**What needs to be done:**
Begin with the first line of the material and write out each line exactly, ending with the line that contains "- MARGIN.BOTTOM, MARGIN.TOP])". Pictures are not part of the copy.

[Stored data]
--------

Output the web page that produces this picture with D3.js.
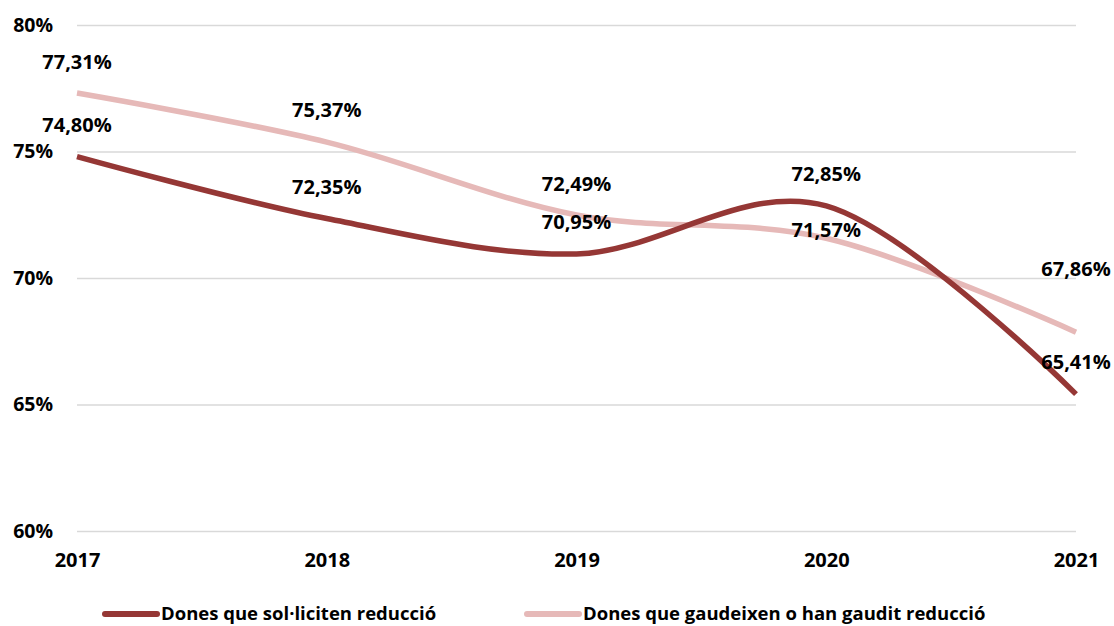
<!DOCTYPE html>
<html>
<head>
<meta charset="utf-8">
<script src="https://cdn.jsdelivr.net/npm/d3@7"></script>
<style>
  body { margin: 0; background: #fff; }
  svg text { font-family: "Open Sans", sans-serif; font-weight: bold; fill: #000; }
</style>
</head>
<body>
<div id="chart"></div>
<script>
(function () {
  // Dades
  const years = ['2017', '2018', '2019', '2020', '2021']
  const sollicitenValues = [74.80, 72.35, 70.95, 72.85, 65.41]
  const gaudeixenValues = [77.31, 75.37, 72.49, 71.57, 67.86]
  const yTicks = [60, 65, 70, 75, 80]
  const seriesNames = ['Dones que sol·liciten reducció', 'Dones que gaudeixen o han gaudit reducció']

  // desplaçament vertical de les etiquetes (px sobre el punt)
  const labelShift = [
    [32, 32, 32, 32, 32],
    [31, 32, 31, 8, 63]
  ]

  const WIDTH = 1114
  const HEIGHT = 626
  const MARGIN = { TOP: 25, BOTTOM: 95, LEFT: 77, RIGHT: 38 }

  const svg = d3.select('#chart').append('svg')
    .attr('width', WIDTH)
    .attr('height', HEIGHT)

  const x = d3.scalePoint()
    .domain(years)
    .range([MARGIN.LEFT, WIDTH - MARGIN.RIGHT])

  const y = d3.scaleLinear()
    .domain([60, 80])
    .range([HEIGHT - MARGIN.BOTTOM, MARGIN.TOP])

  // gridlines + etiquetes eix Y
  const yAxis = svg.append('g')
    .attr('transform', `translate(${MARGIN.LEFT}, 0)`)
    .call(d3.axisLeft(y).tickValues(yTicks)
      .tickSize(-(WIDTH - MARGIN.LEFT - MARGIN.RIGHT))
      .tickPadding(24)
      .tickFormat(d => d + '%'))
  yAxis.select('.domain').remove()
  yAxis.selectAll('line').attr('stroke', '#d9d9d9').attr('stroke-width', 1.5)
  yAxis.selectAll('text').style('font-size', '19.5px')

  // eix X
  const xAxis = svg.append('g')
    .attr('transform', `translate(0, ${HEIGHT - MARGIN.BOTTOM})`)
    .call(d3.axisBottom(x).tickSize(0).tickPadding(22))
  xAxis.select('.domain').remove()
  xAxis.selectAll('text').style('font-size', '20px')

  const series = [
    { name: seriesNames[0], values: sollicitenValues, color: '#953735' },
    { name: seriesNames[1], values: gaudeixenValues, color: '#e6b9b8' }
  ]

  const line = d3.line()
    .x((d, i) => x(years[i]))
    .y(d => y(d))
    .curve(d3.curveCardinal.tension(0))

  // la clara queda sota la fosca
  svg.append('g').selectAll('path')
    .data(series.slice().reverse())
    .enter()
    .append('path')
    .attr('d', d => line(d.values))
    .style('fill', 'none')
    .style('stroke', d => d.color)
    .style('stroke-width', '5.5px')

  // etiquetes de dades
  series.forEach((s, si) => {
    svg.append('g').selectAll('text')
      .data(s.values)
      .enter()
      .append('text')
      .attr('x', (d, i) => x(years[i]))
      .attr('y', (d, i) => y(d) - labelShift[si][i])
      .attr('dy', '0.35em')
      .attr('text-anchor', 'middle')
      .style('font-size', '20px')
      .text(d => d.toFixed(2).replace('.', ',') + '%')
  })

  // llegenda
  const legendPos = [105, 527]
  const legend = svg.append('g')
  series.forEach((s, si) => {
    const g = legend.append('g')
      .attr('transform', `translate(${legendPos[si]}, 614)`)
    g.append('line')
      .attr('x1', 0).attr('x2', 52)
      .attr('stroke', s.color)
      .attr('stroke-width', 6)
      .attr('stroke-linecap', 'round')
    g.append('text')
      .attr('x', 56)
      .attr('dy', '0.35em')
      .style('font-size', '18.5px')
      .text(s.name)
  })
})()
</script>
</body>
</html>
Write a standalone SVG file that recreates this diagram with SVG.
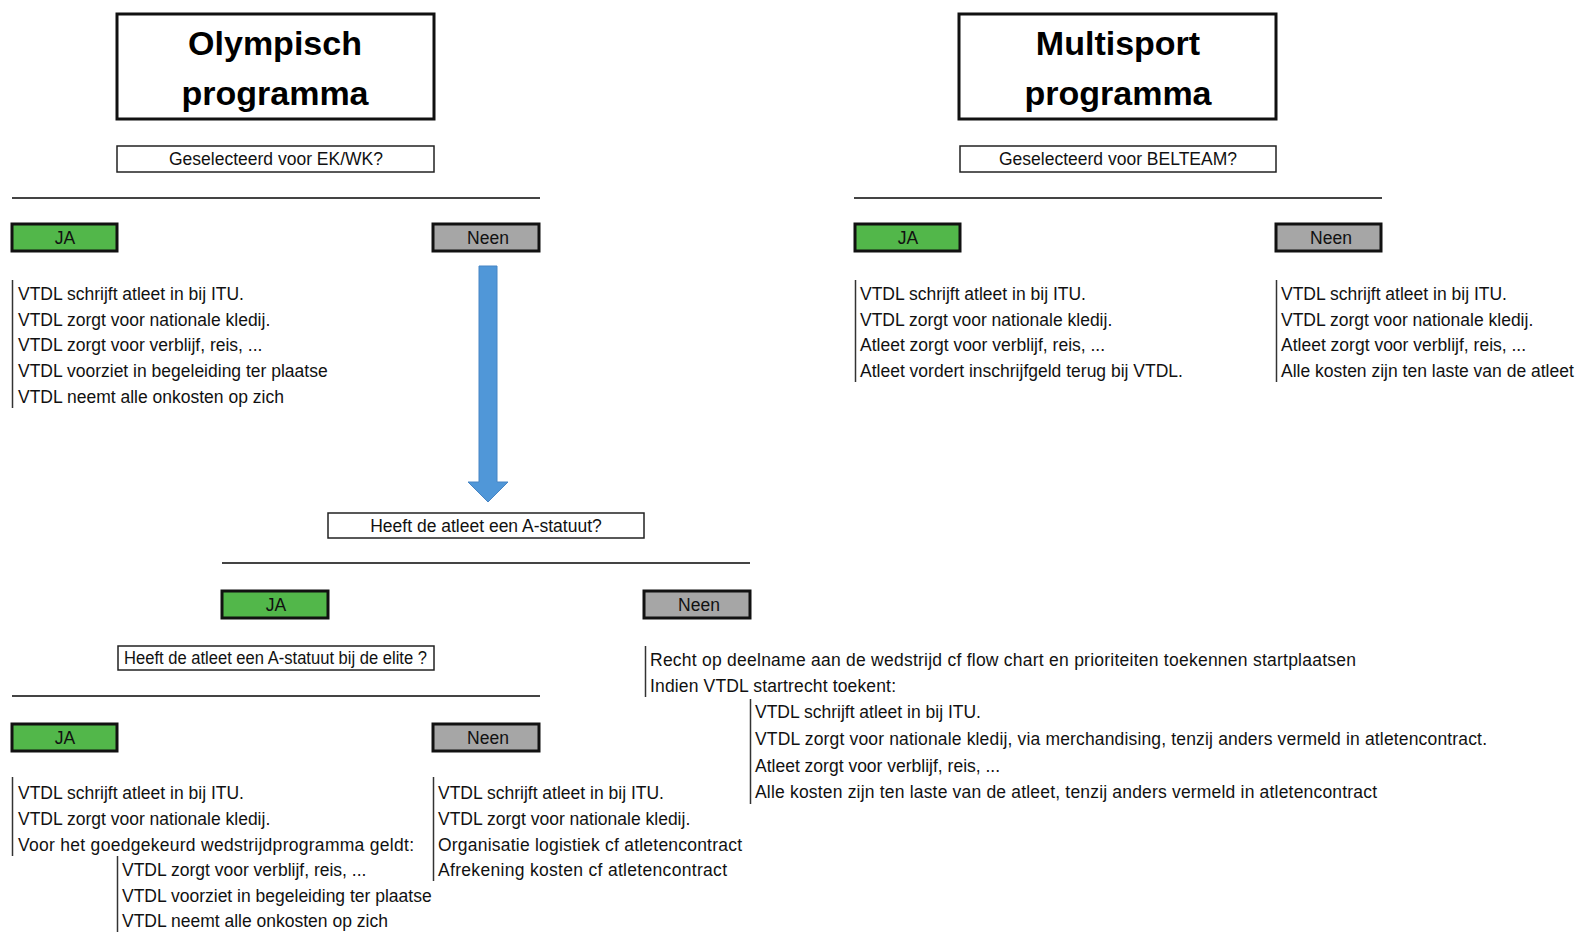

--------

**Response to the exercise:**
Output the web page that produces this picture with D3.js.
<!DOCTYPE html>
<html>
<head>
<meta charset="utf-8">
<script src="https://cdn.jsdelivr.net/npm/d3@7"></script>
<style>
  body { margin: 0; background: #fff; }
  svg text { font-family: "Open Sans", sans-serif; font-weight: bold; fill: #000; }
</style>
</head>
<body>
<div id="chart"></div>
<script>
(function () {
  // Dades
  const years = ['2017', '2018', '2019', '2020', '2021']
  const sollicitenValues = [74.80, 72.35, 70.95, 72.85, 65.41]
  const gaudeixenValues = [77.31, 75.37, 72.49, 71.57, 67.86]
  const yTicks = [60, 65, 70, 75, 80]
  const seriesNames = ['Dones que sol·liciten reducció', 'Dones que gaudeixen o han gaudit reducció']

  // desplaçament vertical de les etiquetes (px sobre el punt)
  const labelShift = [
    [32, 32, 32, 32, 32],
    [31, 32, 31, 8, 63]
  ]

  const WIDTH = 1114
  const HEIGHT = 626
  const MARGIN = { TOP: 25, BOTTOM: 95, LEFT: 77, RIGHT: 38 }

  const svg = d3.select('#chart').append('svg')
    .attr('width', WIDTH)
    .attr('height', HEIGHT)

  const x = d3.scalePoint()
    .domain(years)
    .range([MARGIN.LEFT, WIDTH - MARGIN.RIGHT])

  const y = d3.scaleLinear()
    .domain([60, 80])
    .range([HEIGHT - MARGIN.BOTTOM, MARGIN.TOP])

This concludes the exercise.